• Stated task:
Nothing beyond the line containing "(hub) at (541,408)" is to be printed; print exactly each line from the start of the records below through that line, leaving out pictures.

• Available records:
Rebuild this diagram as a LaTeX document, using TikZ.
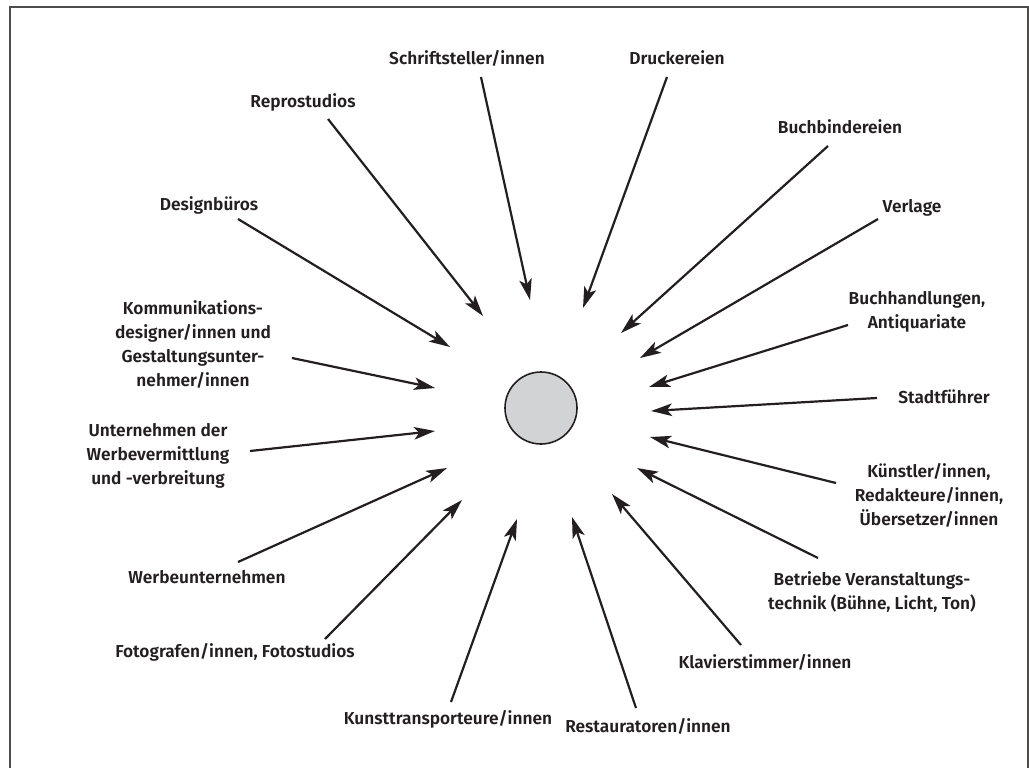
\documentclass[tikz,border=0pt]{standalone}
\usepackage{fontspec}
\setmainfont{Fira Sans}[BoldFont={Fira Sans SemiBold}]
\usetikzlibrary{arrows.meta}
\definecolor{ink}{RGB}{35,31,32}
\definecolor{hubgray}{RGB}{209,211,212}
\begin{document}
\begin{tikzpicture}[x=1pt,y=-1pt,
  lbl/.style={font=\bfseries\fontsize{17.3}{24}\selectfont, align=center, text=ink, inner sep=0pt},
  feed/.style={line width=2.2pt, draw=ink, -{Stealth[length=21pt,width=12.5pt,inset=5pt]}},
  hub/.style={circle, draw=ink, line width=1.6pt, fill=hubgray, minimum size=72pt, inner sep=0pt}]
\useasboundingbox (0,0) rectangle (1029,768);
\clip (0,0) rectangle (1029,768);
% outer frame, open at the bottom
\draw[line width=1.6pt, ink!80] (10,7) rectangle (1028,800);

% centre
\node[hub] (hub) at (541,408) {};

% labels
\node[lbl] (schrift) at (467,58) {Schriftsteller/innen};
\node[lbl] (druck) at (677,58) {Druckereien};
\node[lbl] (repro) at (303,102) {Reprostudios};
\node[lbl] (bind) at (840,127) {Buchbindereien};
\node[lbl] (design) at (209,205) {Designbüros};
\node[lbl] (verlag) at (912,208) {Verlage};
\node[lbl] (handel) at (917,312) {Buchhandlungen,\\Antiquariate};
\node[lbl] (komm) at (193,345) {Kommunikations-\\designer/innen und\\Gestaltungsunter-\\nehmer/innen};
\node[lbl] (stadt) at (944,397) {Stadtführer};
\node[lbl] (werbev) at (158,456) {Unternehmen der\\Werbevermittlung\\und -verbreitung};
\node[lbl] (kuenst) at (929,495) {Künstler/innen,\\Redakteure/innen,\\Übersetzer/innen};
\node[lbl] (werbeu) at (207,577) {Werbeunternehmen};
\node[lbl] (betrieb) at (872,592) {Betriebe Veranstaltungs-\\technik (Bühne, Licht, Ton)};
\node[lbl] (foto) at (235,652) {Fotografen/innen, Fotostudios};
\node[lbl] (klavier) at (765,662) {Klavierstimmer/innen};
\node[lbl] (kunsttr) at (448,719) {Kunsttransporteure/innen};
\node[lbl] (restau) at (648,726) {Restauratoren/innen};

% arrow start points
\coordinate (s1) at (481,77);
\coordinate (s2) at (667,77);
\coordinate (s3) at (328,119);
\coordinate (s4) at (828,146);
\coordinate (s5) at (238,219);
\coordinate (s6) at (878,219);
\coordinate (s7) at (848,325);
\coordinate (s8) at (292,358);
\coordinate (s9) at (877,398);
\coordinate (s10) at (250,451);
\coordinate (s11) at (836,483);
\coordinate (s12) at (238,562);
\coordinate (s13) at (818,558);
\coordinate (s14) at (325,639);
\coordinate (s15) at (741,645);
\coordinate (s16) at (451,702);
\coordinate (s17) at (636,708);

% arrow tips around the centre
\coordinate (t1) at (530,300);
\coordinate (t2) at (583,308);
\coordinate (t3) at (483,316);
\coordinate (t4) at (621,333);
\coordinate (t5) at (450,347);
\coordinate (t6) at (640,358);
\coordinate (t7) at (649,387);
\coordinate (t8) at (435,388);
\coordinate (t9) at (651,411);
\coordinate (t10) at (435,431);
\coordinate (t11) at (650,437);
\coordinate (t12) at (447,468);
\coordinate (t13) at (637,468);
\coordinate (t14) at (462,500);
\coordinate (t15) at (612,494);
\coordinate (t16) at (517,519);
\coordinate (t17) at (572,517);

\foreach \i in {1,...,17} {
  \draw[feed] (s\i) -- (t\i);
}
\end{tikzpicture}
\end{document}
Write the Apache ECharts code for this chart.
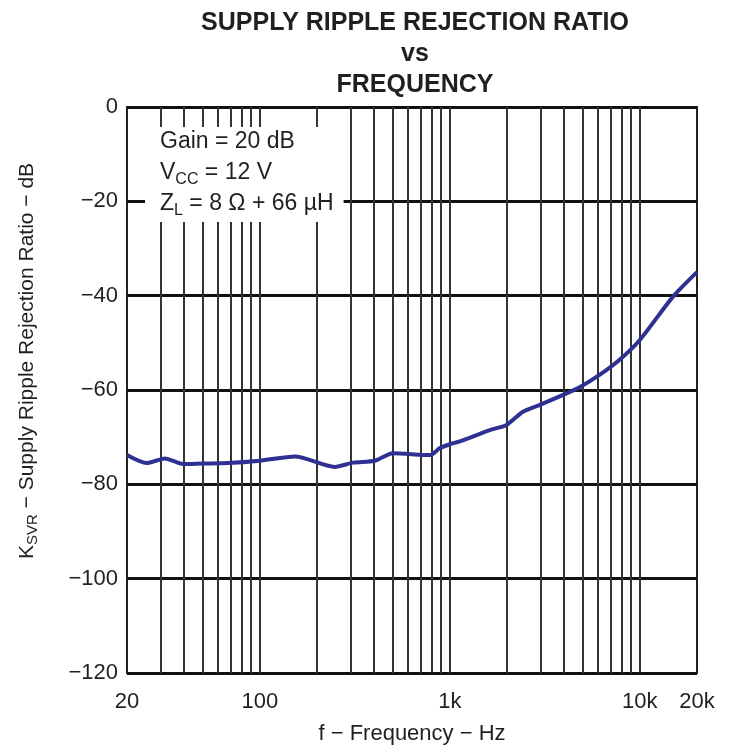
<!DOCTYPE html>
<html>
<head>
<meta charset="utf-8">
<script src="https://cdn.jsdelivr.net/npm/echarts@6/dist/echarts.min.js"></script>
<style>
  html, body { margin: 0; padding: 0; background: #fff; }
  #chart { width: 745px; height: 747px; }
</style>
</head>
<body>
<div id="chart"></div>
<script>
// Supply ripple rejection ratio (dB) measured against frequency (Hz)
const freqHz = [20, 25.4, 31.7, 39.4, 50, 68, 100, 153, 248, 310, 404, 502, 786, 888, 1000, 1128,
  1624, 1988, 2425, 2960, 3920, 4820, 6140, 7830, 10000, 14960, 20000];
const ksvrDb = [-73.8, -75.5, -74.5, -75.7, -75.6, -75.5, -75.0, -74.1, -76.3, -75.4, -75.0, -73.4, -73.8, -72.3, -71.5, -70.9,
  -68.5, -67.4, -64.6, -63.2, -61.1, -59.4, -56.8, -53.6, -49.4, -40.2, -35.0];

// Frequency grid lines (1-2-…-9 per decade) and labelled ticks
const freqGrid = [30, 40, 50, 60, 70, 80, 90, 100, 200, 300, 400, 500, 600, 700, 800, 900,
  1000, 2000, 3000, 4000, 5000, 6000, 7000, 8000, 9000, 10000];
const freqTickValues = [20, 100, 1000, 10000, 20000];
const freqTickText = ['20', '100', '1k', '10k', '20k'];

const dbMin = -120, dbMax = 0, dbStep = 20;

const FONT = '"Liberation Sans", Arial, Helvetica, sans-serif';
const INK = '#231f20';

const chart = echarts.init(document.getElementById('chart'), null, { renderer: 'canvas' });

function freqLabel(v) {
  const r = Math.round(v);
  const i = freqTickValues.indexOf(r);
  return i >= 0 ? freqTickText[i] : '';
}

chart.setOption({
  animation: false,
  backgroundColor: '#fff',
  textStyle: { fontFamily: FONT, color: INK },
  title: [
    {
      text: 'SUPPLY RIPPLE REJECTION RATIO\nvs\nFREQUENCY',
      left: 410,
      top: 3,
      textAlign: 'center',
      textStyle: { fontFamily: FONT, fontSize: 25, fontWeight: 'bold', color: INK, lineHeight: 31 }
    },
    {
      text: '{a|Gain = 20 dB}\n{a|V}{s|CC}{a| = 12 V}\n{a|Z}{s|L}{a| = 8 Ω + 66 µH}',
      left: 145,
      top: 123,
      padding: [3, 10, 3, 15],
      backgroundColor: '#fff',
      textStyle: {
        fontFamily: FONT,
        fontWeight: 'normal',
        rich: {
          a: { fontFamily: FONT, fontSize: 23, fontWeight: 'normal', color: INK, lineHeight: 31 },
          s: { fontFamily: FONT, fontSize: 16, fontWeight: 'normal', color: INK, lineHeight: 18, verticalAlign: 'bottom' }
        }
      }
    }
  ],
  grid: {
    left: 127, right: 48, top: 107, bottom: 74,
    outerBoundsMode: 'none',
    show: true, borderColor: '#222', borderWidth: 2, backgroundColor: 'transparent'
  },
  xAxis: {
    type: 'log',
    logBase: 10,
    min: 20,
    max: 20000,
    name: 'f − Frequency − Hz',
    nameLocation: 'middle',
    nameGap: 50,
    nameTextStyle: { fontFamily: FONT, fontSize: 22, color: INK },
    axisLine: { show: false },
    axisTick: { show: false },
    splitLine: { show: false },
    minorTick: { show: false },
    axisLabel: {
      fontFamily: FONT, fontSize: 22, color: INK, margin: 18,
      showMinLabel: true, showMaxLabel: true,
      formatter: freqLabel
    }
  },
  yAxis: {
    type: 'value',
    min: dbMin,
    max: dbMax,
    interval: dbStep,
    name: '{a|K}{s|SVR}{a| − Supply Ripple Rejection Ratio − dB}',
    nameLocation: 'middle',
    nameGap: 87,
    nameTextStyle: {
      fontFamily: FONT,
      padding: [0, 0, 0, 58],
      rich: {
        a: { fontFamily: FONT, fontSize: 21, color: INK, lineHeight: 26 },
        s: { fontFamily: FONT, fontSize: 15, color: INK, lineHeight: 18, verticalAlign: 'bottom' }
      }
    },
    axisLine: { show: false },
    axisTick: { show: false },
    splitLine: { show: true, lineStyle: { color: '#111', width: 3 } },
    axisLabel: {
      fontFamily: FONT, fontSize: 22, color: INK, margin: 9,
      formatter: v => (v < 0 ? '−' + Math.abs(v) : String(v))
    }
  },
  series: [
    {
      type: 'line',
      data: freqHz.map((f, i) => [f, ksvrDb[i]]),
      showSymbol: false,
      smooth: 0.25,
      lineStyle: { color: '#2e3192', width: 4 },
      z: 5,
      markLine: {
        silent: true,
        symbol: 'none',
        animation: false,
        label: { show: false },
        lineStyle: { color: '#333', width: 2, type: 'solid' },
        data: freqGrid.map(f => ({ xAxis: f }))
      }
    }
  ]
});
</script>
</body>
</html>
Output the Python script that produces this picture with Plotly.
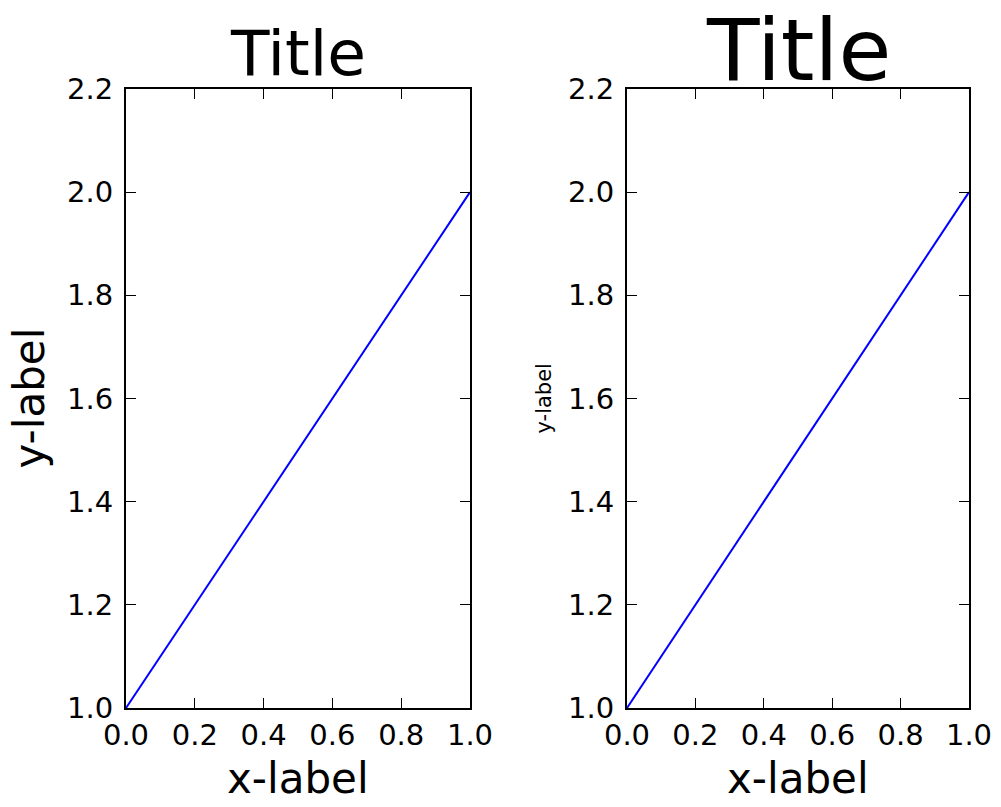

• Problem solution:
Rebuild this diagram as a LaTeX document, using TikZ.
\documentclass[tikz,border=0pt]{standalone}
\usepackage{fontspec}
\setmainfont{Fira Sans}[BoldFont={Fira Sans SemiBold}]
\usetikzlibrary{arrows.meta}
\definecolor{ink}{RGB}{35,31,32}
\definecolor{hubgray}{RGB}{209,211,212}
\begin{document}
\begin{tikzpicture}[x=1pt,y=-1pt,
  lbl/.style={font=\bfseries\fontsize{17.3}{24}\selectfont, align=center, text=ink, inner sep=0pt},
  feed/.style={line width=2.2pt, draw=ink, -{Stealth[length=21pt,width=12.5pt,inset=5pt]}},
  hub/.style={circle, draw=ink, line width=1.6pt, fill=hubgray, minimum size=72pt, inner sep=0pt}]
\useasboundingbox (0,0) rectangle (1029,768);
\clip (0,0) rectangle (1029,768);
% outer frame, open at the bottom
\draw[line width=1.6pt, ink!80] (10,7) rectangle (1028,800);

% centre
\node[hub] (hub) at (541,408) {};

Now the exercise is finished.